Maria Fernanda, a quantum physics Ph.D. and CEO of MOCA Platform, explain us in a simple way how companies can extract business value using big data in order to increase revenue and maximize profitability.

Can we predict our website traffic?

In our last post we introduced John, the owner of an online travel agency  who invested in data analysis and hired a new salesperson for his London store. After a year, he got a 20% increase in sales due to the decisions he made as a result of his data analysis.

Now, John wants to perform a new data study to continue being innovative in that area.

The analyst requests new data from John and is able to then show him the information in a different way.

website traffic

 

The following are the analyst’s comments regarding the data:

  • There are periodic searches of vacation packages
  • There are periodic purchases of vacation packages
  • The set of conversion rates also has periodicity
  • They sell 100 vacation packages per week

John analyzes this information and he comes up with the following questions:

  • Can we  know in advance how many searches will be done?
  • Can we create an alert system in order to be notified when the number of expected packages isn’t reached?

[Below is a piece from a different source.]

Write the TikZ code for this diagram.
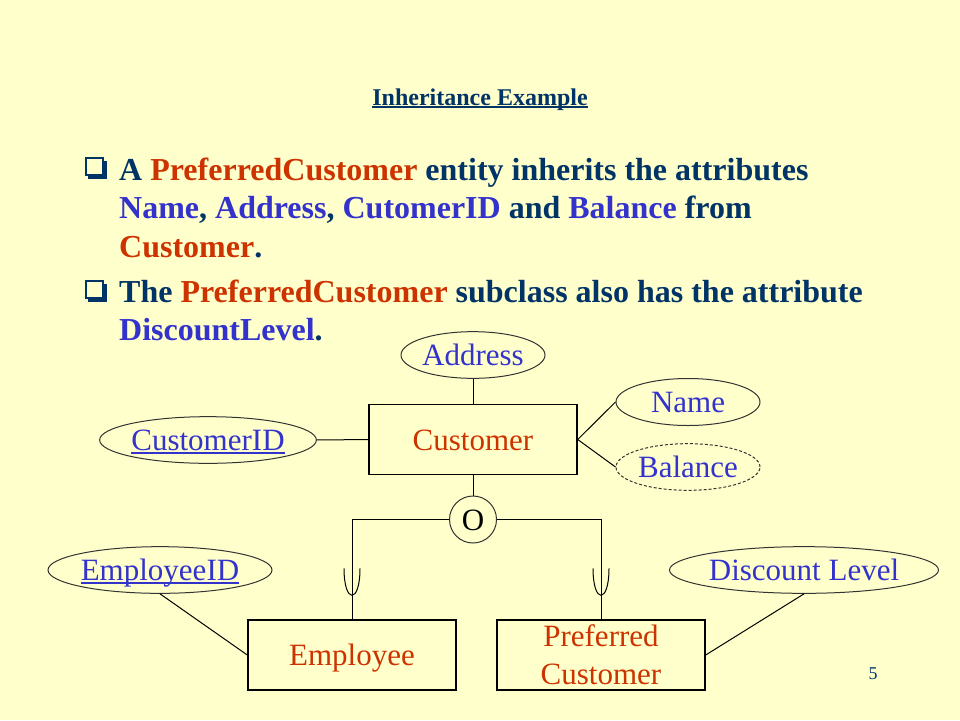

The team of analysts faces a difficult challenge even though they are able to answer all his questions. The main objective of the team is to build a software which can do the following tasks:

  1.     Predict searches, purchases and conversion rates of the vacation packages.  
  2.     Inform John when there is abnormal activity in the software.

His analyst has to use both techniques and Big Data technologies. First, he tests several mathematical methodologies to  know the periodicity of the time series. He tests the following methods:

Fourier analysis

Principal component analysis

Wavelets

After working with those methodologies, the analyst concludes that the most interesting one is Wavelets due to its versatility and comprehensive study of the amplitude and frequency of the series. The team using Wavelets methodology finds the following result:

anomaly

The chart above shows a time series of the product ‘Africa safari’.

The team of analysts also compares the  web traffic for different days of the month which fall on the same days of the week:

traffic

There is a holiday on August (red). The other days of the week have a similar web traffic. The team concludes that there are fewer searches of trip packages on holidays.

The team has performed several tests and experiments using different methodologies and they came up with the following results:

  • The serie is repeated on a regular basis day by day and hour by hour.
  • There are some anomalies that can be detected with a data analysis.  
  • They can create an algorithm which will be able to learn from past data and make predictions for each hour and for each day of the week.
  • The work schedule is essential for the construction of the algorithm.

The team builds 3 different algorithms for the predictions and they test them on real data. The 3 algorithms provide great results (the precision is between 89 and 93%). However, given the expected growth of the firm, they should implement an algorithm that meets the following conditions:

  • It need to be scalable so it can properly manage the future growth of the database. John’s business will grow in users and products.
  • It has to be parallelizable for getting short calculation and response times. In this case for the software to work in real time.
  • It should be fault tolerant to keep the system running in case of failure of one of the hardware machines that supports it.

Finally, the analyst team finishes its work. Now John has a predictive software which can detect anomalies in real time.  

3series

The graph above shows 3 time series. The blue one shows real time. The black one is an 80% prediction and the green one a 95% prediction.  

If there is an anomaly (i.e. if the real series and the predicted series differ by more than 20%), the system sends you a notification.

Real vs Normal Traffic (0.80 vs 0.95)

real1

 

Residual’s between Real and Normal Traffic

real2

Now John has a predictive system! The design allows him to  implement it in each new vacation package as it comes up.

Using this, his goal is to convert the searches into purchases . Therefore, he has made the following decisions:

  • He will hire 3 people in order to provide a customer service 24/7.
  • A chat system has been installed in the website so that customers can quickly get answers to all their questions.
  • He has hired a marketing agency to increase web traffic.
  • He has installed a system which asks their customers  “What is your favorite destination?” when they’re buying a package.

One year after implementing this process, John has achieved the following:

  • The traffic has increased by 30% to approximately 1,000 visits per day.
  • He has sold on average 150 packages per week equaling sales of €8.5M.
  • He has found that Asia is a very interesting tourist destination in which he could create a new travel package.

John is delighted with his investment.